Sarcasm does not add to a serious discussion nor does it respect other viewpoints. May the Peace of Christ be with you.
One of the things that saddens me as a Grandmother is seeing how many families are caught up in the new model of the family, i.e., children shuffled to daycare centers, babysitters, so Moms can go to work. It is true that many families have no choice if they want to have even the basic needs. I thank God for the age of stay at home Moms in which we were blessed to raise our children without divided attention and duties. Even though, looking back, I wasn’t the perfect Mom by far, but I tried my best knowing how very important my daily work in the home was to the building up of our family life. My heart aches now for the modern families who don’t know this blessing.
I recall Pope John Paul II speaking about financial compensation to families so the Mother could fulfill her vital role as Mother and Homemaker, freeing up her husband to take the role of provider. Wasn’t it the Humanist Manifesto that contains the plans to get the Mother out of the home, away from the children, into the workforce, for the sole purpose of having greatest influence over the hearts and minds of the future generations? I pray everyday for Families, Husbands, Wives, Fathers, Mothers, Children.
“Is there a married pair of saints?”
Yes, there are. One “married pair” would be Luigi Beltrame Quattrocchi and Maria Corsini. Also, Louis and Marie Zelie Guerin Martin, parents of St. Therese, will be canonized this October by Pope Francis.
There is no basis on which to pin the idea that gay couples are not capable of sacrificial love. The idea that only straight people are capable of sacrificial love is an effort to portray gay people as less than human, as “other”, as “lesser”, as somehow incapable of being humans beings. Secondly, gay people have families and do a find job of raising children, loving children, etc.
“The archbishop cautioned that society’s view of seeing marriage only as “an adult friendship” loses sight of the “sacrificial love” and “one flesh union that Jesus himself spoke of” that form the basis for marriage as an institution.”
I’m sorry. But the archbishop is spouting a sophism about “sacrificial love” and “one flesh union” that is supposed to mean something to Catholics (whatever) but really is not a basis for any kind of congruent and intelligent argument. I don’t see how what he said is supposed to somehow strike a chord with Catholics, let alone non-Catholics. Just what is “one flesh union” supposed to mean? If it is the docking of one body to the other through the penetration of the penis into the vagina, that is just childish. It’s like “you can’t marry because your parts don’t fit together”. Really. That’s his argument. Two gays become one when they marry. It has nothing to do with complementary body parts. Geez!
Stuart,
Yes, there are many married saints…. but you miss the point.

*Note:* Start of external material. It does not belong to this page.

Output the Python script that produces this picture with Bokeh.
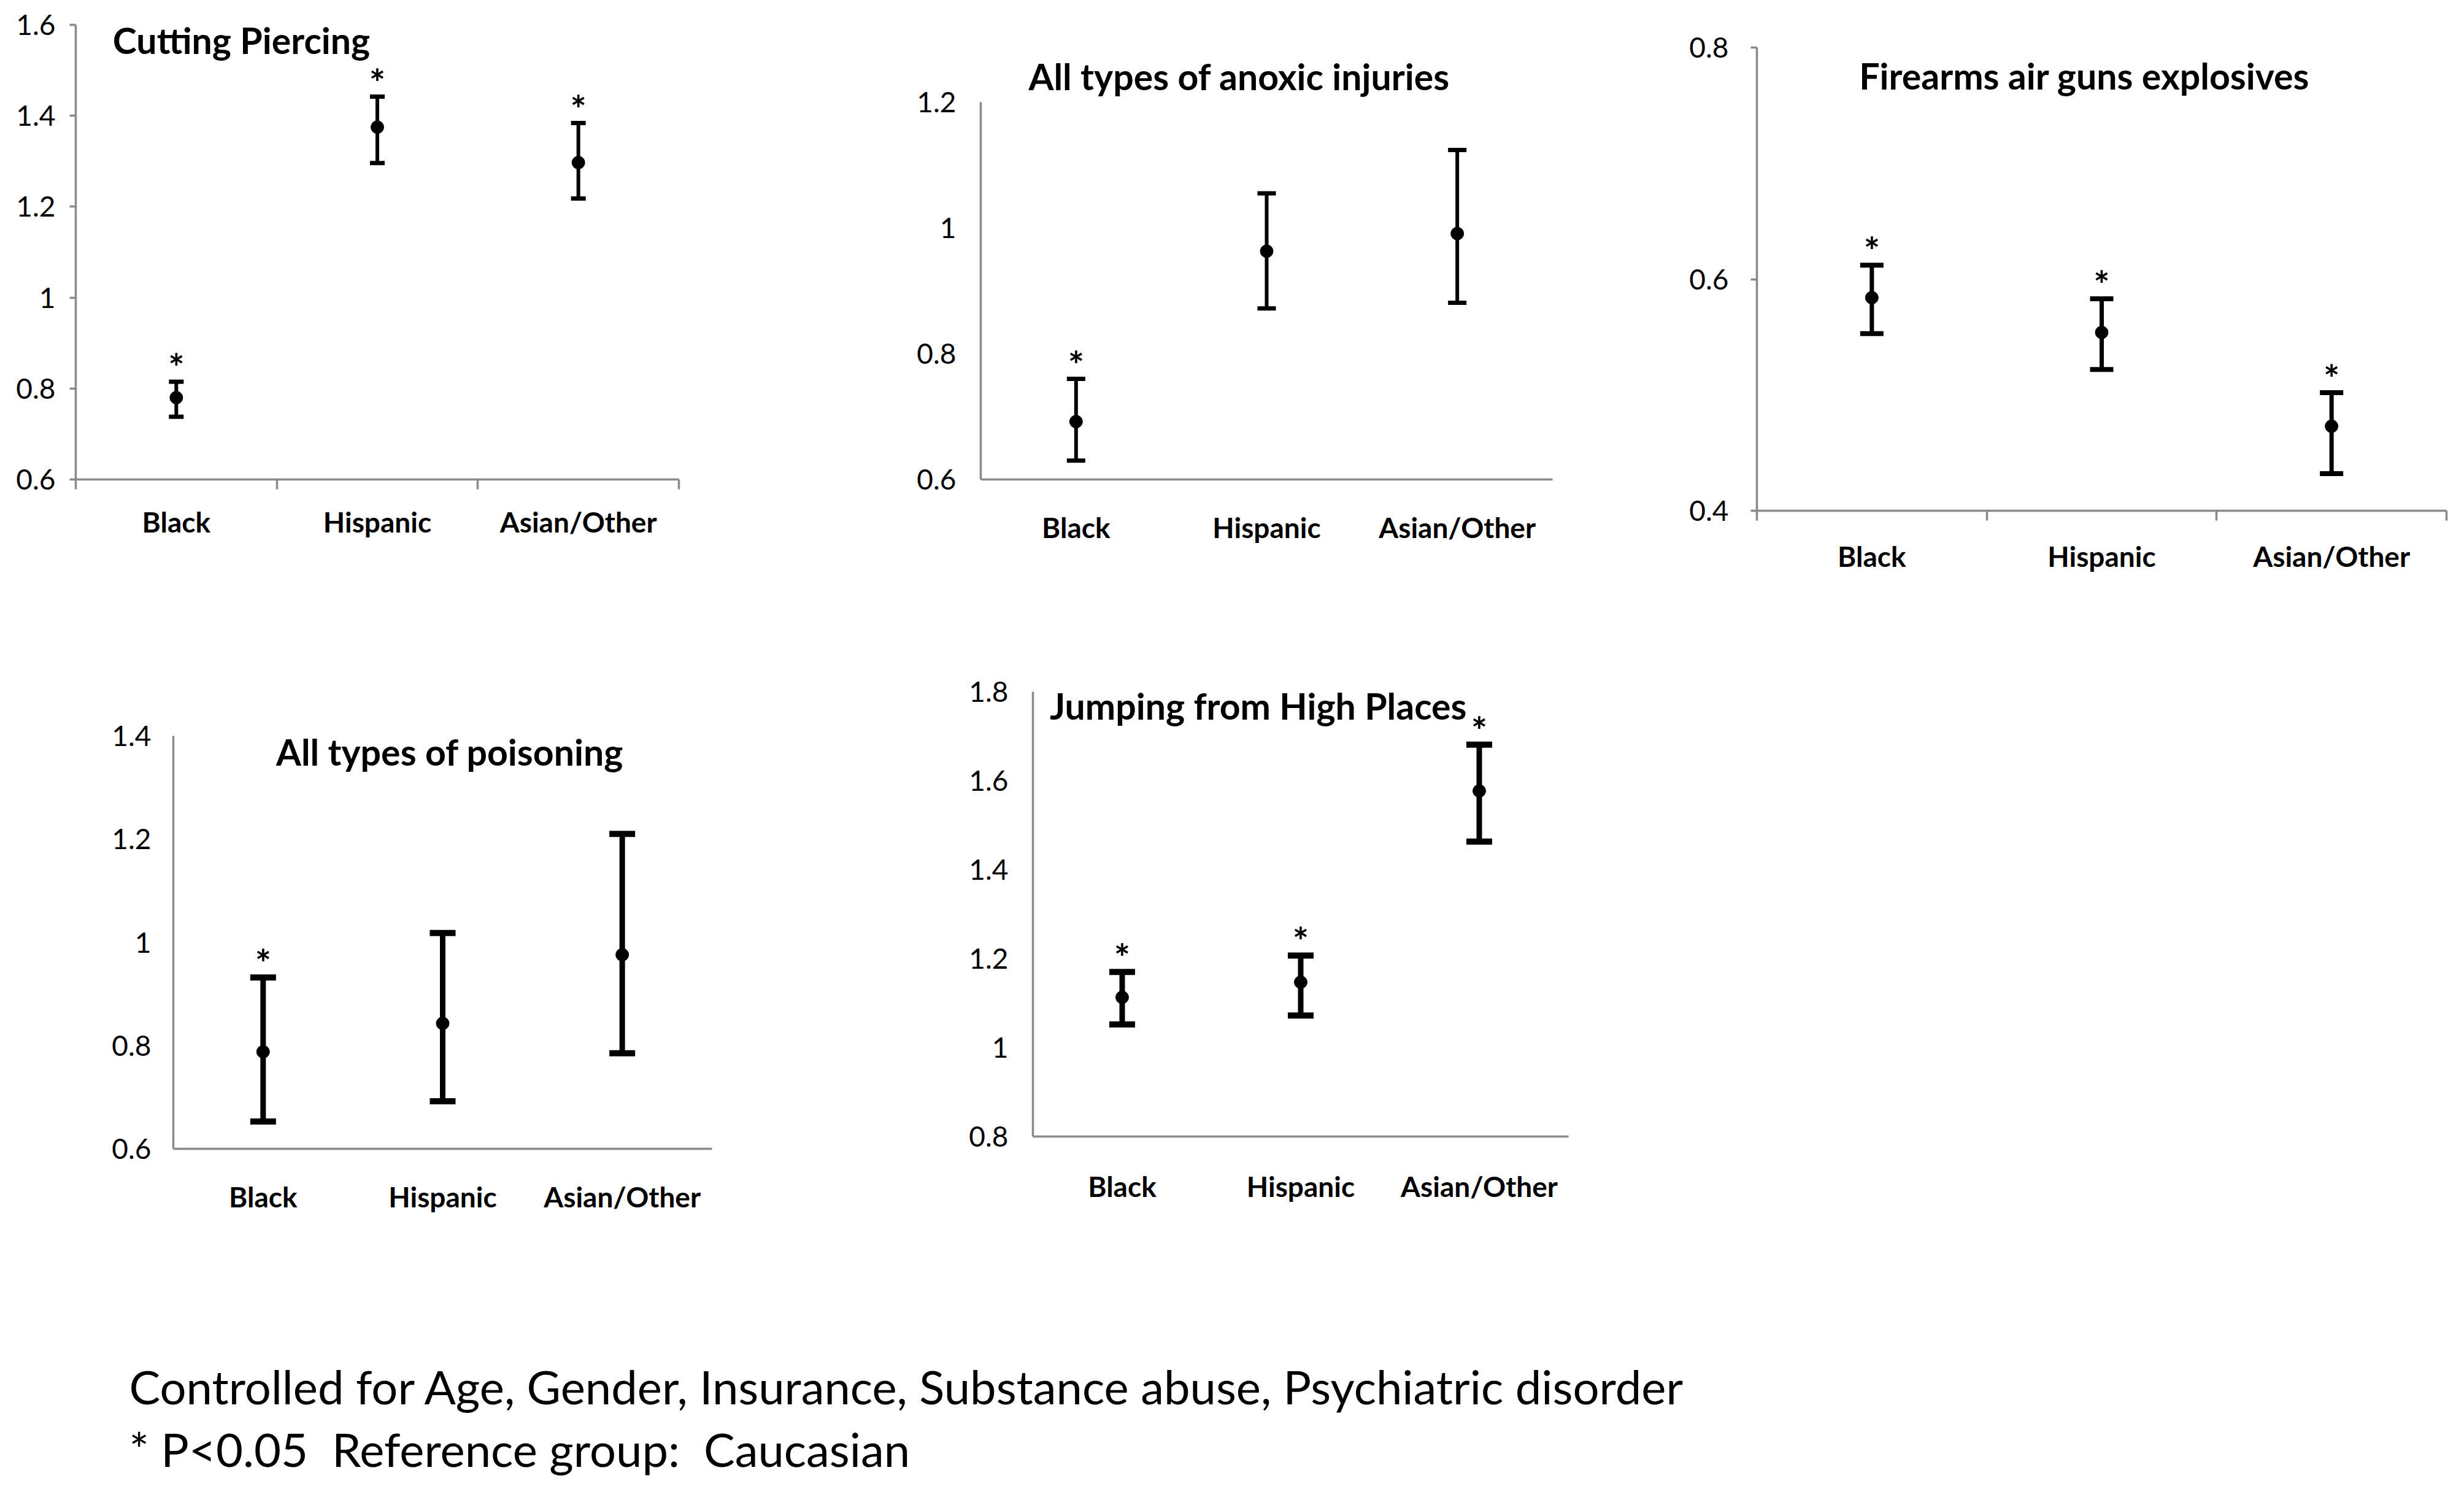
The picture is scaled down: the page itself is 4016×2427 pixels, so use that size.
from bokeh.plotting import figure
from bokeh.models import (Range1d, FixedTicker, Whisker, TeeHead, ColumnDataSource, Label, Spacer)
from bokeh.layouts import row, column
from bokeh.core.properties import value
from bokeh.embed import file_html
from bokeh.resources import INLINE

# ---------------- data ----------------
categories = ["Black", "Hispanic", "Asian/Other"]

cut_title = "Cutting Piercing"
cut_est = [0.78, 1.375, 1.297]
cut_lo = [0.738, 1.296, 1.218]
cut_hi = [0.815, 1.442, 1.384]
cut_sig = [True, True, True]
cut_yticks = [0.6, 0.8, 1.0, 1.2, 1.4, 1.6]
cut_ylabels = ["0.6", "0.8", "1", "1.2", "1.4", "1.6"]

anox_title = "All types of anoxic injuries"
anox_est = [0.692, 0.963, 0.991]
anox_lo = [0.630, 0.872, 0.881]
anox_hi = [0.760, 1.055, 1.124]
anox_sig = [True, False, False]
anox_yticks = [0.6, 0.8, 1.0, 1.2]
anox_ylabels = ["0.6", "0.8", "1", "1.2"]

fire_title = "Firearms air guns explosives"
fire_est = [0.584, 0.554, 0.473]
fire_lo = [0.553, 0.522, 0.432]
fire_hi = [0.612, 0.583, 0.502]
fire_sig = [True, True, True]
fire_yticks = [0.4, 0.6, 0.8]
fire_ylabels = ["0.4", "0.6", "0.8"]

pois_title = "All types of poisoning"
pois_est = [0.788, 0.843, 0.976]
pois_lo = [0.653, 0.692, 0.785]
pois_hi = [0.932, 1.018, 1.210]
pois_sig = [True, False, False]
pois_yticks = [0.6, 0.8, 1.0, 1.2, 1.4]
pois_ylabels = ["0.6", "0.8", "1", "1.2", "1.4"]

jump_title = "Jumping from High Places"
jump_est = [1.113, 1.147, 1.577]
jump_lo = [1.052, 1.072, 1.463]
jump_hi = [1.170, 1.207, 1.681]
jump_sig = [True, True, True]
jump_yticks = [0.8, 1.0, 1.2, 1.4, 1.6, 1.8]
jump_ylabels = ["0.8", "1", "1.2", "1.4", "1.6", "1.8"]

footer_lines = ["Controlled for Age, Gender, Insurance, Substance abuse, Psychiatric disorder",
                "* P<0.05\u00a0 Reference group:\u00a0 Caucasian"]

AXIS_COLOR = "#8a8a8a"
FONT = "Lato"


def make_panel(title, est, lo, hi, sig, yticks, ylabels, W, H, bl, br, bt, bb,
               tx, ty, lw, cap, marks, xstand, ystand, title_above=False, title_offset=0):
    n = len(categories)
    p = figure(width=W, height=H, x_range=Range1d(0, n),
               y_range=Range1d(yticks[0], yticks[-1]),
               output_backend="svg", toolbar_location=None,
               min_border_left=bl, min_border_right=br,
               min_border_top=bt, min_border_bottom=bb)
    p.grid.visible = False
    p.outline_line_color = None
    p.background_fill_color = "white"
    p.border_fill_color = "white"

    xs = [i + 0.5 for i in range(n)]
    xa = p.xaxis[0]
    xa.ticker = FixedTicker(ticks=xs, minor_ticks=list(range(n + 1)))
    xa.major_label_overrides = {x: c for x, c in zip(xs, categories)}
    xa.major_tick_out = 0
    xa.major_tick_in = 0
    xa.minor_tick_in = 0
    xa.minor_tick_out = 16 if marks else 0
    xa.minor_tick_line_color = AXIS_COLOR
    xa.minor_tick_line_width = 3.5
    xa.axis_line_color = AXIS_COLOR
    xa.axis_line_width = 3.5
    xa.major_label_text_font = FONT
    xa.major_label_text_font_style = "bold"
    xa.major_label_text_font_size = "46px"
    xa.major_label_text_color = "black"
    xa.major_label_standoff = xstand

    ya = p.yaxis[0]
    ya.ticker = FixedTicker(ticks=yticks, minor_ticks=[])
    ya.major_label_overrides = {t: l for t, l in zip(yticks, ylabels)}
    ya.major_tick_out = 10 if marks else 0
    ya.major_tick_in = 0
    ya.minor_tick_out = 0
    ya.minor_tick_in = 0
    ya.major_tick_line_color = AXIS_COLOR
    ya.major_tick_line_width = 3.5
    ya.axis_line_color = AXIS_COLOR
    ya.axis_line_width = 3.5
    ya.major_label_text_font = FONT
    ya.major_label_text_font_size = "46px"
    ya.major_label_text_color = "black"
    ya.major_label_standoff = ystand

    src = ColumnDataSource(dict(x=xs, est=est, lo=lo, hi=hi))
    w = Whisker(source=src, base="x", upper="hi", lower="lo",
                line_color="black", line_width=lw,
                upper_head=TeeHead(size=cap, line_color="black", line_width=lw + 1),
                lower_head=TeeHead(size=cap, line_color="black", line_width=lw + 1))
    p.add_layout(w)
    p.scatter(x="x", y="est", source=src, size=21, color="black")

    sx = [x for x, s in zip(xs, sig) if s]
    sy = [h for h, s in zip(hi, sig) if s]
    p.text(x=sx, y=sy, text=["*"] * len(sx), text_align="center",
           text_baseline="alphabetic", y_offset=-24,
           text_font=value(FONT), text_font_style="bold",
           text_font_size="62px", text_color="black")

    if title_above:
        p.title.text = title
        p.title.align = "left"
        p.title.offset = title_offset
        p.title.text_font = FONT
        p.title.text_font_style = "bold"
        p.title.text_font_size = "59px"
        p.title.text_color = "black"
        p.title.standoff = 13
    else:
        p.add_layout(Label(x=tx, y=ty, text=title, text_align="center",
                           text_baseline="middle", text_font=FONT,
                           text_font_style="bold", text_font_size="59px",
                           text_color="black"))
    return p


def placed(p, top_space, width):
    return column(Spacer(width=width, height=top_space), p)


# row 1 (height 968)
p1 = make_panel(cut_title, cut_est, cut_lo, cut_hi, cut_sig, cut_yticks, cut_ylabels,
                1368, 958, 123, 262, 30, 187, 0.824, 1.566, 6, 24, True, 25, 23)
p2 = make_panel(anox_title, anox_est, anox_lo, anox_hi, anox_sig, anox_yticks, anox_ylabels,
                1340, 912, 230, 178, 110, 187, None, None, 6, 30, False, 50, 40,
                title_above=True, title_offset=78)
p3 = make_panel(fire_title, fire_est, fire_lo, fire_hi, fire_sig, fire_yticks, fire_ylabels,
                1292, 921, 155, 13, 30, 136, 1.425, 0.7756, 7, 38, True, 30, 36)
# row 2 (height 1140)
p4 = make_panel(pois_title, pois_est, pois_lo, pois_hi, pois_sig, pois_yticks, pois_ylabels,
                1400, 939, 282, 240, 30, 236, 1.54, 1.3696, 9, 42, False, 50, 36)
p5 = make_panel(jump_title, jump_est, jump_lo, jump_hi, jump_sig, jump_yticks, jump_ylabels,
                1300, 1011, 283, 144, 30, 256, 1.262, 1.768, 9, 42, False, 53, 40)

FOOT_H = 303
foot = figure(width=4000, height=FOOT_H, x_range=Range1d(0, 4000), y_range=Range1d(0, FOOT_H),
              output_backend="svg", toolbar_location=None, x_axis_type=None, y_axis_type=None,
              min_border=0)
foot.grid.visible = False
foot.outline_line_color = None
for line, yy in zip(footer_lines, [152, 50]):
    foot.add_layout(Label(x=210, y=yy, text=line, text_align="left", text_baseline="middle",
                          text_font=FONT, text_font_size="76px", text_color="black"))

layout = column(
    row(placed(p1, 10, 1368), placed(p2, 56, 1340), placed(p3, 47, 1292)),
    row(placed(p4, 201, 1400), placed(p5, 129, 1300)),
    foot)
open("out.html", "w").write(file_html(layout, INLINE))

Self-sacrificing love has many models in the Church. I think of St. Sergius and St. Bacchus, or St. Perpetua and St. Felicity—oh, wait, that can’t be right. . .maybe Naomi and Ruth? Ooops. Surely Jesus has something to say—“No greater love than this—for a man to lay down his life for his friends.” There seems to be a lot of same-sex sacrificial love, but not so much married sacrificial love in Scripture and Tradition, or am I missing something? Is there a married pair of saints?